You see, there’s much more to being fast than just aerobic capacity. At the elite level it’s just a “ticket to the club.” If you want to be an elite athlete you need to have a high VO2max. But that just gets you to the start line. To compete well you also must be economical like Shorter was and you need an anaerobic/lactate threshold at a high percentage of your VO2max. Shorter was undoubtedly excellent in this last category also. I’ve never seen any numbers on that for him.
Now back to our five teammates… You should be able to pick the TT winner by now. It’s Kevin, the one with the highest power output at VO2max. Given the choice of a high VO2max or a high power output at a lower VO2max, always pick power. It should be obvious that the person who can put out the most power when at his top end is the person who is most likely to win. There’s a close relationship between power and the results of a race. In the same way, if you know the paces a group of runner can do at VO2max you have the best indicator of how the race results will come out.

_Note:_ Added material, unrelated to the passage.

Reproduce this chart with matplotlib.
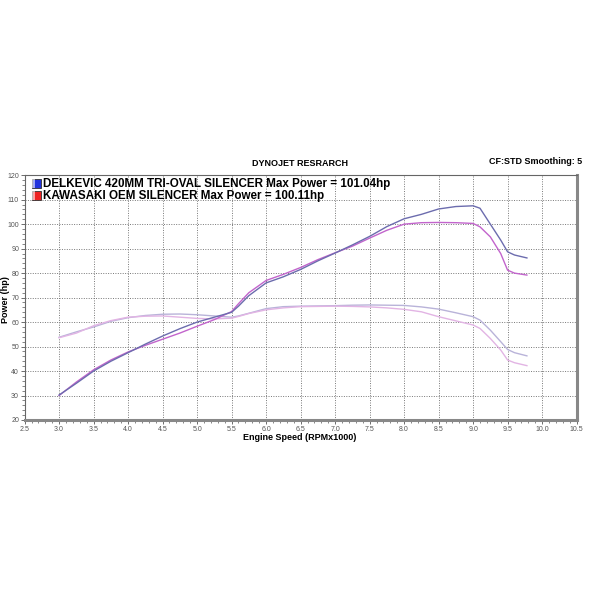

Running races and time trials are won by the fastest athletes, not by the athletes with the highest aerobic capacities. It’s like asking all of the runners at the 10k starting line in your age group what their best 10k times have been in the last 8 weeks. Assuming comparable courses, you can quite closely predict how the 10k race will finish. Of course, there will be a few minor variations due to motivation, race-morning diet, fatigue, injuries and a few other factors. Power on a bike is much the same. It’s a great predictor of performance.